The four-month long auction for Cox Communications Inc.’s 900,000 secondary-market subscribers could come to a close in the next few weeks.
Cox put the systems — mainly the former TCA Cable properties it purchased in 1999 — up for sale in March, and has received interest from several interested parties during the auction, said a company spokesman.
According to sources, bidders include Cebridge Connections, Mediacom Communications Corp., Patriot Media & Communications (backed by private equity group Spectrum Equity) and Bresnan Communications (backed by Providence Equity Partners).
Cox spokesman David Grabert said that a winning bidder or bidders could be named by the end of September or early October, in line with the company’s intention to land a deal in the fall. Closing on the systems would be late in the first quarter of 2006.
Books on the systems went out in June. The systems are located in Texas (Lubbock, Midland, Amarillo, San Angelo and Abilene); North Carolina (Greenville, Rocky Mount, New Bern and Kinston); Humboldt County, Calif.; and smaller systems in Louisiana, Arkansas, Oklahoma, Mississippi and Missouri.

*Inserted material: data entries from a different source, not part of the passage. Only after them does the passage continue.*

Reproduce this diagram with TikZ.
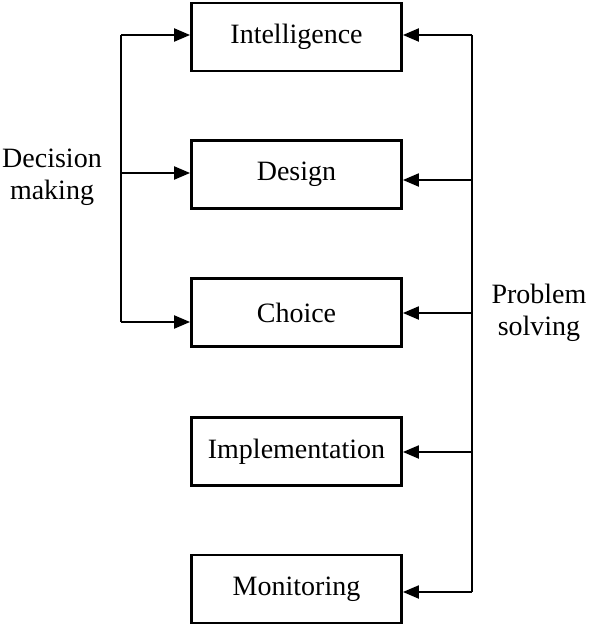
\documentclass[tikz,border=0pt]{standalone}
\usepackage{fontspec}
\setmainfont{Liberation Serif}
\usetikzlibrary{arrows.meta}
\begin{document}
\begin{tikzpicture}[x=1pt,y=-1pt,
  box/.style={draw,line width=2.8pt,minimum width=210pt,minimum height=68pt,inner sep=0pt,font=\fontsize{28}{34}\selectfont},
  lbl/.style={align=center,font=\fontsize{28}{32}\selectfont,inner sep=0pt},
  conn/.style={line width=2pt},
  arr/.style={conn,-{Triangle[length=16pt,width=13pt]}}]
\useasboundingbox (0,0) rectangle (590,626);
\node[box] (int) at (296.5,37) {Intelligence};
\node[box] (des) at (296.5,174.5) {Design};
\node[box] (cho) at (296.5,312.5) {Choice};
\node[box] (imp) at (296.5,451.5) {Implementation};
\node[box] (mon) at (296.5,589) {Monitoring};
\node[lbl] (dm) at (52,177) {Decision\\making};
\node[lbl] (ps) at (539,313) {Problem\\solving};
% left bracket
\coordinate (l1) at (121,35);
\coordinate (l2) at (121,173);
\coordinate (l3) at (121,322);
\draw[conn] (l1) -- (l3);
\draw[arr] (l1) -- (l1 -| int.west);
\draw[arr] (l2) -- (l2 -| des.west);
\draw[arr] (l3) -- (l3 -| cho.west);
% right line
\coordinate (r1) at (472,35);
\coordinate (r2) at (472,180);
\coordinate (r3) at (472,313);
\coordinate (r4) at (472,452);
\coordinate (r5) at (472,592);
\draw[conn] (r1) -- (r5);
\draw[arr] (r1) -- (r1 -| int.east);
\draw[arr] (r2) -- (r2 -| des.east);
\draw[arr] (r3) -- (r3 -| cho.east);
\draw[arr] (r4) -- (r4 -| imp.east);
\draw[arr] (r5) -- (r5 -| mon.east);
\end{tikzpicture}
\end{document}
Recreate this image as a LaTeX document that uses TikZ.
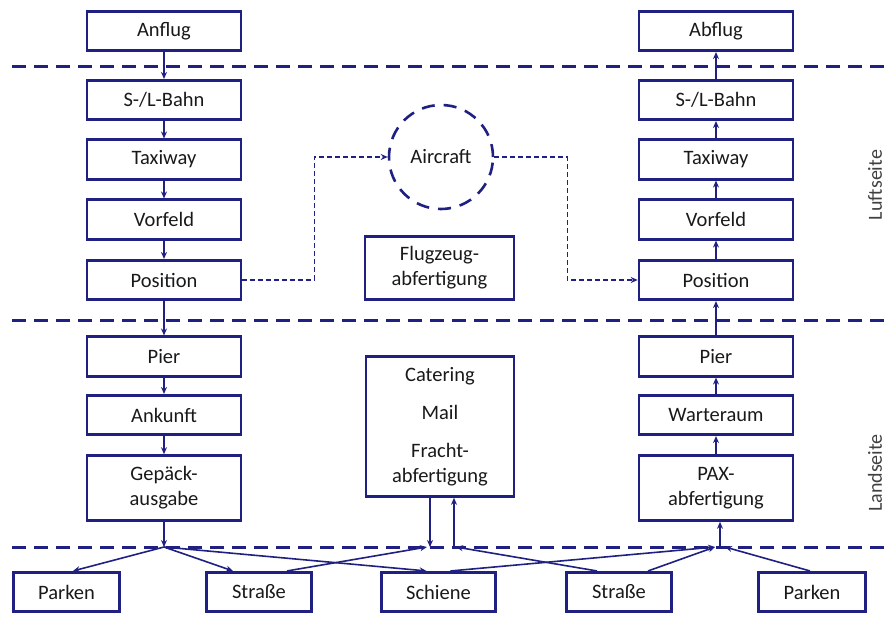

Grabert said that the systems included in the sale located in Louisiana (39 communities including Bossier City, Bastrop, Grambling and Natchitoches) and in Mississippi (Greenville and Metcalfe) were not affected by Hurricane Katrina.
Patriot, which owns systems in Central New Jersey and Bresnan, which owns systems in Montana, Utah, Wyoming and Colorado, would acquire systems outside of their existing service areas if their bids succeeded.
A better geographic fit would be with Cebridge and Mediacom, which already have properties near the Cox systems.
Cebridge, for instance, would likely be most interested in Cox’s properties in Texas — near its own stronghold in the state — Illinois, Indiana, Arkansas and Missouri. Mediacom could concentrate on Cox systems in North Carolina; Humboldt County, Calif.; and Missouri, near its own systems in those areas.
Cox put the systems on the block mainly to help reduce some of the debt its parent Cox Enterprises Inc., incurred last year when it bought the remaining 38% of Cox Communications’ publicly traded stock it didn’t already own for about $8.5 billion.
Cox bought the TCA systems in 1999 at the height of the industry consolidation frenzy for about $4,000 per subscriber. The systems put up for sale could attract prices in the $2,000 to $3,000 per subscriber range, putting their total price in the $1.8 billion and $2.7 billion area, well below Cox’s outlay.